Check every line of the entries below for the word "this", and copy the ones that have it.

• [INPUT DATA]:
————
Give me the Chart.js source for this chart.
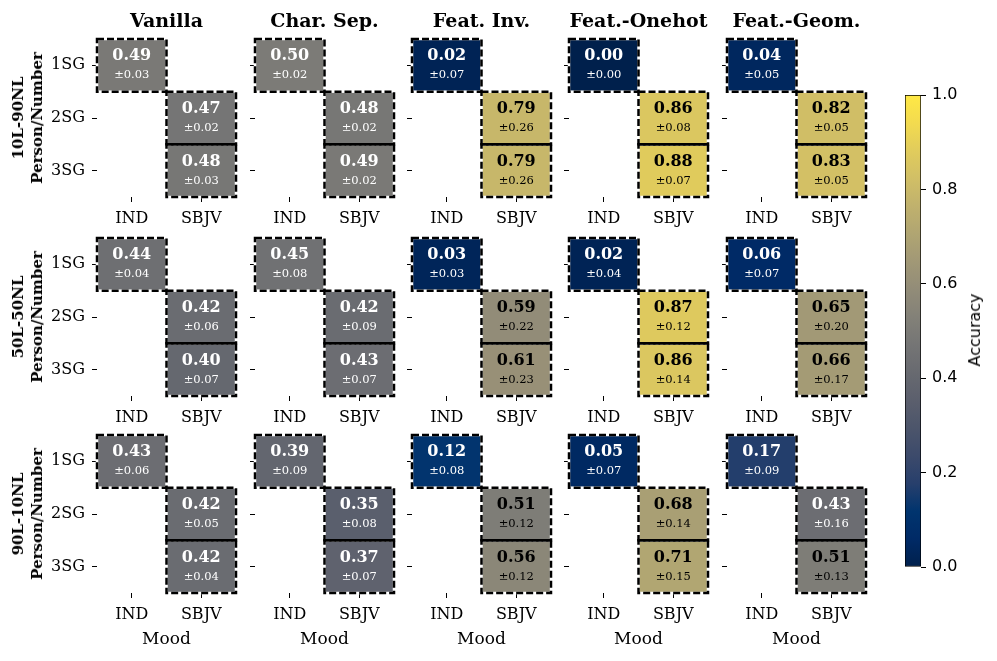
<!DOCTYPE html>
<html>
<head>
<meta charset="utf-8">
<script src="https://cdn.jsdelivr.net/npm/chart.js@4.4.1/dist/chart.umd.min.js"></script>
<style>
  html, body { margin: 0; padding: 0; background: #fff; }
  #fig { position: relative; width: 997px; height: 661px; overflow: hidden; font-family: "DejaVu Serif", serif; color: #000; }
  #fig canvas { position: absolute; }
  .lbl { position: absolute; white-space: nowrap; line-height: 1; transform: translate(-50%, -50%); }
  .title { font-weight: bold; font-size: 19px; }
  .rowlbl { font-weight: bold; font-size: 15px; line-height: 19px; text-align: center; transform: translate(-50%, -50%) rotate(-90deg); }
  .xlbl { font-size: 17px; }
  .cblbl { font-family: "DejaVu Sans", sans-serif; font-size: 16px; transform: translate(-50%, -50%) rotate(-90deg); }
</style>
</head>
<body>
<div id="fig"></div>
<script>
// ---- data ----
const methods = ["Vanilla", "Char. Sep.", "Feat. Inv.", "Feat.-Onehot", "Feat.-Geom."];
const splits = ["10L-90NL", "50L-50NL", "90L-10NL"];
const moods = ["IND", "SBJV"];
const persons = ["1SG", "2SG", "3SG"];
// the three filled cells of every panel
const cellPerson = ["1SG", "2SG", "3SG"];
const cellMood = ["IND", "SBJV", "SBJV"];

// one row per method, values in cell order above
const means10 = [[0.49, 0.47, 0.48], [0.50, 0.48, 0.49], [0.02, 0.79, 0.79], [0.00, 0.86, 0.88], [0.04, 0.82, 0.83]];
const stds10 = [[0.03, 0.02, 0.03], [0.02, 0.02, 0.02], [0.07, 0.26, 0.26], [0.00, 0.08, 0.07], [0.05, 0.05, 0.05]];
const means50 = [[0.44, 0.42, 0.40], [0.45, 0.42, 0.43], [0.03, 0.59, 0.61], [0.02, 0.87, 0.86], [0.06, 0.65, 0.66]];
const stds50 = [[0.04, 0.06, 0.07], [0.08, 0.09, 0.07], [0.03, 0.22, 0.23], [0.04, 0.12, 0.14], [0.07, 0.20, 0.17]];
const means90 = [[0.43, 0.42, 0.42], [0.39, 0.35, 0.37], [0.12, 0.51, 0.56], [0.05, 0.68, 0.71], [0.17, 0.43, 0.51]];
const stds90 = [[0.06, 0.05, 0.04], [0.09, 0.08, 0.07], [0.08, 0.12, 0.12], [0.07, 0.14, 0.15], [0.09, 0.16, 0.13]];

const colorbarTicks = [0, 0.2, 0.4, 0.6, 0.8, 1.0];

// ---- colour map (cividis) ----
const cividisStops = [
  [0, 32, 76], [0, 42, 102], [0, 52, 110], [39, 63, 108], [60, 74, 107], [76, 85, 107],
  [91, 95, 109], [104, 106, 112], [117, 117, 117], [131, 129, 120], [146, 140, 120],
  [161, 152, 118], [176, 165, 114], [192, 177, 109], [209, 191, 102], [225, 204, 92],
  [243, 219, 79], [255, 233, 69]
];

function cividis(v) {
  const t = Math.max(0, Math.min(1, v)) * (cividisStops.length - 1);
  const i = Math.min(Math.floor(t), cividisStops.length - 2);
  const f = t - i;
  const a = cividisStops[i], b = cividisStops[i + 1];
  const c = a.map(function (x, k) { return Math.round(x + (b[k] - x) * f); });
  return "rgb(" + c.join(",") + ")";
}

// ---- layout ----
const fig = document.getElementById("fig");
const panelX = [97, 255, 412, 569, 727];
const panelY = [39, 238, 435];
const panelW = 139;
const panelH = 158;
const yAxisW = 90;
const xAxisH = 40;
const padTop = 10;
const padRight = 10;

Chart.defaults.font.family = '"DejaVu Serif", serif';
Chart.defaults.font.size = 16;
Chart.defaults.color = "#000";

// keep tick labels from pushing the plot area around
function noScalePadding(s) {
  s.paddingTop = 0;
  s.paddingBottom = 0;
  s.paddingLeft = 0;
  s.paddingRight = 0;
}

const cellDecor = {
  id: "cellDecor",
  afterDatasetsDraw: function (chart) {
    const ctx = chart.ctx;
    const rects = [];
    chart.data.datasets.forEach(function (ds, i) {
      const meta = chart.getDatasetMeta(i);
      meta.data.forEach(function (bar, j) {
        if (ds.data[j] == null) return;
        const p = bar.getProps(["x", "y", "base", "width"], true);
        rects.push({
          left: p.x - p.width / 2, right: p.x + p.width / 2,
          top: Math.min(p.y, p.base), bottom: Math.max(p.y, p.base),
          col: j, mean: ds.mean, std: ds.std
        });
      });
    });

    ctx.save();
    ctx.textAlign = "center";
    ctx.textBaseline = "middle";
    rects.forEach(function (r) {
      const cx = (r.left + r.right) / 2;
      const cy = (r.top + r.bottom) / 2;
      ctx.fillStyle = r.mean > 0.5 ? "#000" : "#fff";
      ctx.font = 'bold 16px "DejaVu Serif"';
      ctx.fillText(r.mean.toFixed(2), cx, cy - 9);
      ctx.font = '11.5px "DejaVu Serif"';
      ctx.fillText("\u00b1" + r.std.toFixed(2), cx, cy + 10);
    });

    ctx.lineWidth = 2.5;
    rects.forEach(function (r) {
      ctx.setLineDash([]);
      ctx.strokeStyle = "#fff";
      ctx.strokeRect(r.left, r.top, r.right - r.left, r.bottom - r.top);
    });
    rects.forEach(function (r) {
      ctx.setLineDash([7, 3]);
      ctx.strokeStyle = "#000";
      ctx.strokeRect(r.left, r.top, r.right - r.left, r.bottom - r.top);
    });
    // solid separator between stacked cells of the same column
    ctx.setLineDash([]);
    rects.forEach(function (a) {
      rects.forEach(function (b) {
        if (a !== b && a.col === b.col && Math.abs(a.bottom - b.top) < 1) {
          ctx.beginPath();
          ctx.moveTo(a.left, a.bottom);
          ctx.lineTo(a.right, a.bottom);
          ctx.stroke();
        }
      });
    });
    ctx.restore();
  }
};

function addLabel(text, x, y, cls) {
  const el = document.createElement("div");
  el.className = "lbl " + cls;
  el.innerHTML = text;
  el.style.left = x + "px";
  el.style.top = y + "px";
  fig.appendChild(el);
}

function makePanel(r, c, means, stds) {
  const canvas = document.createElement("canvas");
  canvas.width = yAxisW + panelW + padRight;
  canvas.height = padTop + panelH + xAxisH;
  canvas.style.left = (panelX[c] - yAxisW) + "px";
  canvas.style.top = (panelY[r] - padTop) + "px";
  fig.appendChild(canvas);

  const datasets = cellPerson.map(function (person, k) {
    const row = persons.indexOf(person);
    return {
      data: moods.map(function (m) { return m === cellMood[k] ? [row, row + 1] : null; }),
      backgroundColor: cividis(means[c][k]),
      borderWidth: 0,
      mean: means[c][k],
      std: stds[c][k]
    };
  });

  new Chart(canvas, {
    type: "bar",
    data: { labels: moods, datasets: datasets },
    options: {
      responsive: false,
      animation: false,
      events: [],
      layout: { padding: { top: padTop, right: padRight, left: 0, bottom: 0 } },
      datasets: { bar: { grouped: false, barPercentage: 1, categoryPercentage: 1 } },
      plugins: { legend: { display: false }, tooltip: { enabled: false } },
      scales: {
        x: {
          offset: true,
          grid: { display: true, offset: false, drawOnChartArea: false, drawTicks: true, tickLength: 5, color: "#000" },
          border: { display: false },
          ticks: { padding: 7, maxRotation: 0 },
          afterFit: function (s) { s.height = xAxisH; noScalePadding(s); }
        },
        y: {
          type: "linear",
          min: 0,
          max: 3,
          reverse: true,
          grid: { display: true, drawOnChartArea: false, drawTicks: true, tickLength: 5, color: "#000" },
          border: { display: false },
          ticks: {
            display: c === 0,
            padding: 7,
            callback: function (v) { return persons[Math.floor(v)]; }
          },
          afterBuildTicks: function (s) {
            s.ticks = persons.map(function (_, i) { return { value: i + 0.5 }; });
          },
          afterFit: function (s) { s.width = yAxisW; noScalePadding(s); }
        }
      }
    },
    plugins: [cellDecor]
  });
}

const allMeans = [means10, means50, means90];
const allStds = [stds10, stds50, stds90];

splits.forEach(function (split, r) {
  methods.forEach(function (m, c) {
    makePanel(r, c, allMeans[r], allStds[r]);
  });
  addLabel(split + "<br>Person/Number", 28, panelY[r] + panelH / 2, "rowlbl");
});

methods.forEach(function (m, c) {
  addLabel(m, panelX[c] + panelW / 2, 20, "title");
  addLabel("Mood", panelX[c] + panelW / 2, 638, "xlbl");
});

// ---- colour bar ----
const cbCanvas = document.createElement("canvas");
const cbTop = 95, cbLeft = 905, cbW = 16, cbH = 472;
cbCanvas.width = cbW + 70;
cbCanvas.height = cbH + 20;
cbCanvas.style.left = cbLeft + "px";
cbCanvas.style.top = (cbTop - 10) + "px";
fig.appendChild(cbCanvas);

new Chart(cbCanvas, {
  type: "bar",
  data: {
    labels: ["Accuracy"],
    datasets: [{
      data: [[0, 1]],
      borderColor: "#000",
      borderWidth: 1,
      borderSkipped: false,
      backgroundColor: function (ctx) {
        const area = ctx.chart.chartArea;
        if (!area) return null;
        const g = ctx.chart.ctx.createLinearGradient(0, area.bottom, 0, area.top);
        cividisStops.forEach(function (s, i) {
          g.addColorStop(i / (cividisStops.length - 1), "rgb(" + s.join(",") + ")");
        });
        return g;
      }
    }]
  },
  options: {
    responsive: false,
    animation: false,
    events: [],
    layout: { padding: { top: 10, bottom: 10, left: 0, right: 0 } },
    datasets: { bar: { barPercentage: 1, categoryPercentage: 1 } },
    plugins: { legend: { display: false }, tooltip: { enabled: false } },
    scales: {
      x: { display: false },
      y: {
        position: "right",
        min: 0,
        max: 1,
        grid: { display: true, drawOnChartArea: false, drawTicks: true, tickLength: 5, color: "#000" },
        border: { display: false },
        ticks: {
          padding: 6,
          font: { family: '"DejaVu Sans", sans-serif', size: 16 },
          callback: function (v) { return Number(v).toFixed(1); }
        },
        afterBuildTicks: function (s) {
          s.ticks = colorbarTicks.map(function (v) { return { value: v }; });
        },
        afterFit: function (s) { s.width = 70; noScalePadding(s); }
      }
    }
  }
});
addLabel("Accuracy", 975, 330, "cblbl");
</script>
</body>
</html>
————
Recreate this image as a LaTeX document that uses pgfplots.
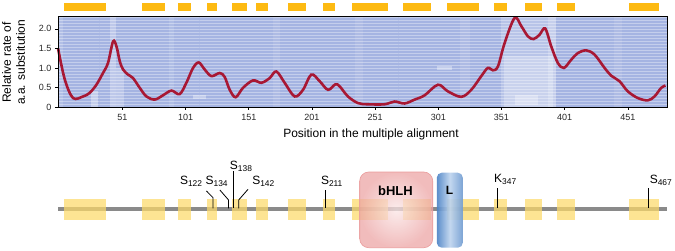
————
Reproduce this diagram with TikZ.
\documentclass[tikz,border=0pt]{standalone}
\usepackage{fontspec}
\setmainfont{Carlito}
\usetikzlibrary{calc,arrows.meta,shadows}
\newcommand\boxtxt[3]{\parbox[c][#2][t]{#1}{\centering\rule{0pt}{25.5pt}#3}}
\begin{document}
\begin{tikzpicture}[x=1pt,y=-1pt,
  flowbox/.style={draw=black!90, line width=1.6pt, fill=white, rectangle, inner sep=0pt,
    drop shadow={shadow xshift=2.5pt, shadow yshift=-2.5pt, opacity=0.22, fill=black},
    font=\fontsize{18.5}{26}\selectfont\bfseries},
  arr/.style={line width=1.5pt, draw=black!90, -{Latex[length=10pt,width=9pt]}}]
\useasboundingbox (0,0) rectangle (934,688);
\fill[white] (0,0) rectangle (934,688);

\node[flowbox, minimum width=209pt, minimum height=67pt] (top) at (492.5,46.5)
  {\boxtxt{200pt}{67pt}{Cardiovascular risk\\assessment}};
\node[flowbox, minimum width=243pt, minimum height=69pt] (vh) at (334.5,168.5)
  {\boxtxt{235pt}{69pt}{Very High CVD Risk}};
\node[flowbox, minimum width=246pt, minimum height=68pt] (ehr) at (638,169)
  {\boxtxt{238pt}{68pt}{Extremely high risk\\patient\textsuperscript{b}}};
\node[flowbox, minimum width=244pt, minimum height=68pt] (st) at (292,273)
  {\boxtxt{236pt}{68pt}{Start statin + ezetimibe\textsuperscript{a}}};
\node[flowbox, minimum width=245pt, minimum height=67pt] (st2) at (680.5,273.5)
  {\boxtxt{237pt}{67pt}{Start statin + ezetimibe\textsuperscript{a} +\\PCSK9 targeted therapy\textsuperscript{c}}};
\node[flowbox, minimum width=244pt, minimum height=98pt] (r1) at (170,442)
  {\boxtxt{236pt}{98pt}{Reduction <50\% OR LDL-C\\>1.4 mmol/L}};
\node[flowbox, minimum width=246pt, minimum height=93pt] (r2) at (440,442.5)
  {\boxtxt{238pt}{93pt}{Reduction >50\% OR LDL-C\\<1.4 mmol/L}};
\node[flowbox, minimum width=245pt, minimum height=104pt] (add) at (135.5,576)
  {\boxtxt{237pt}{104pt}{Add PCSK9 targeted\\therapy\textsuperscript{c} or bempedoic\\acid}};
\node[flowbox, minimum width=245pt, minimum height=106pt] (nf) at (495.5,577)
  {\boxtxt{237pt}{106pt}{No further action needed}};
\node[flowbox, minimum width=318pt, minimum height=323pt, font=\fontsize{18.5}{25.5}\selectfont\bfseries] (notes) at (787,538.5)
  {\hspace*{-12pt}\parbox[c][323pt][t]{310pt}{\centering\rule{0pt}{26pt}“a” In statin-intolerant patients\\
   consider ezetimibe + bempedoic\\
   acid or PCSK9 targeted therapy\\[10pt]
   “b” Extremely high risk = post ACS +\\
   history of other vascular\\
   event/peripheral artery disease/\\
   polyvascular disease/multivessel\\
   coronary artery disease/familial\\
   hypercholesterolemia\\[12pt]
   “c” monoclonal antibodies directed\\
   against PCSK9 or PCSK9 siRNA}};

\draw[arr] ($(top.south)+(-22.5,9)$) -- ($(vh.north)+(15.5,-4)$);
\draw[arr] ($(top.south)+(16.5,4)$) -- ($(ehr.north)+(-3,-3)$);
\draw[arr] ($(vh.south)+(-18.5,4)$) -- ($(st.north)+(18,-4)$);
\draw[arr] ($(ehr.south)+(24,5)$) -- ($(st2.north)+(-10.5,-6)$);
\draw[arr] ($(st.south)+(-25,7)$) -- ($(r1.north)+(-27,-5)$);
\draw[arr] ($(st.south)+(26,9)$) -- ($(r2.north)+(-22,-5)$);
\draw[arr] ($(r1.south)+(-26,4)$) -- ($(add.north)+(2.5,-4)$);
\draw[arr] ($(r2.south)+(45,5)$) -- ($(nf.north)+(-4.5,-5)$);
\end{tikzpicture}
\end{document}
————
• [ANSWER TO THE PROBLEM]:
Give me the Chart.js source for this chart.
Recreate this image as a LaTeX document that uses pgfplots.
Reproduce this diagram with TikZ.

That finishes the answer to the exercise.